1. Thanks for posting my blog post (https://news.ycombinator.com/item?id=8517727) @chippy. :) The actual app ( haternews.co ) kept getting booted off HN... And now thanks @melling for posting it.

2. There have been a lot of interesting comments on the three (now four) threads on here. People pointed out some bugs and overall issues which I will be fixing (also, the site should not crash half as much now). This is just a fun side project I have been messing around with so I can get better at using data science in various applications. If you would like to help build it out for fun further let me know! Also, feel free to submit a bug or suggestion for an improvement if you really want to.(https://github.com/kevinmcalear/hater_news/issues)

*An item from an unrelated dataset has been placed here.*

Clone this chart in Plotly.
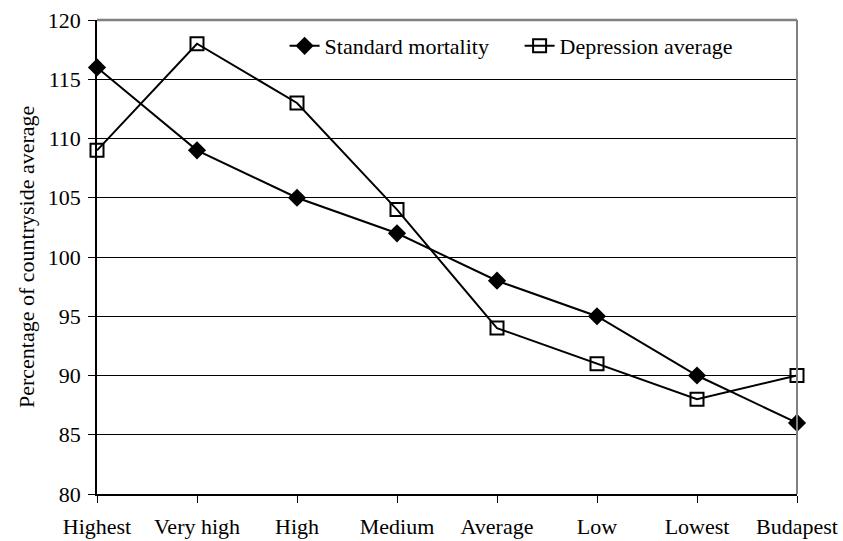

3. I wanted to build the "hater score" for two reasons. First, to see how accurately I could build a model to measure insulting comments in the wild and second (if it's accurate), to see how people would react to seeing how positive or negative they usually are on Hacker news (or other social networks).

4. I wanted to make sure everyone knows that just because something is your "Worst Comment" doesn't mean it is negative. Most people have very low scores and most of your comments are not identified as insulting. (It would be over 50% if it is actually an insulting comment.) So most people on HN are not actually haters. I just had a more "hater" focused design just for fun. There are in fact actual haters though, if you look hard enough.

5. Something I found interesting is clicking the "Back In The Day" checkbox. It takes your 50 oldest comments and analyses them, instead of your 50 most recent.

6. Finally, if you're not sure why some comments are getting ranked higher than others, feel free to look at the training data I used (it's from a kaggle competition from a while back.) and read my blog post. If you don't want to here are additional features I used on top of standard bag-of-words (CountVectorizer):

* badwords_count – A count of bad words used in each comment.

* n_words – A count of words used in each comment.

* allcaps – A count of capital letters in each comment.

* allcaps_ratio – A count of capital letters in each comment / the total words used in each comment.

* bad_ratio – A count of bad words used in each comment / the total words used in each comment.

* exclamation – A count of "!" used in each comment.

* addressing – A count of "@" symbols used in each comment.

* spaces – A count of spaces used in each comment.

If you have suggestions on other features I could collect let me know! I'll also be building a way to get actual training data from HN itself and letting HN users determine if a comment is actually insulting or not so that the predictions constantly improve.

2 comments

I'd say that the fact that it doesn't even work - arbitrarily doling out 'hater' marks due to a poor sentiment engine - makes it a good candidate for removal.

This insidious flaw results in two things:

1. accounts being deemed as 'haters' without warrant

2. the belief that the tool is 'correct' - perpetuating #1.

This kind of mindset ("Let's check I have the least negative impact on the community") has to come from the HN crowd. Would it be relevant to adapt it to Reddit?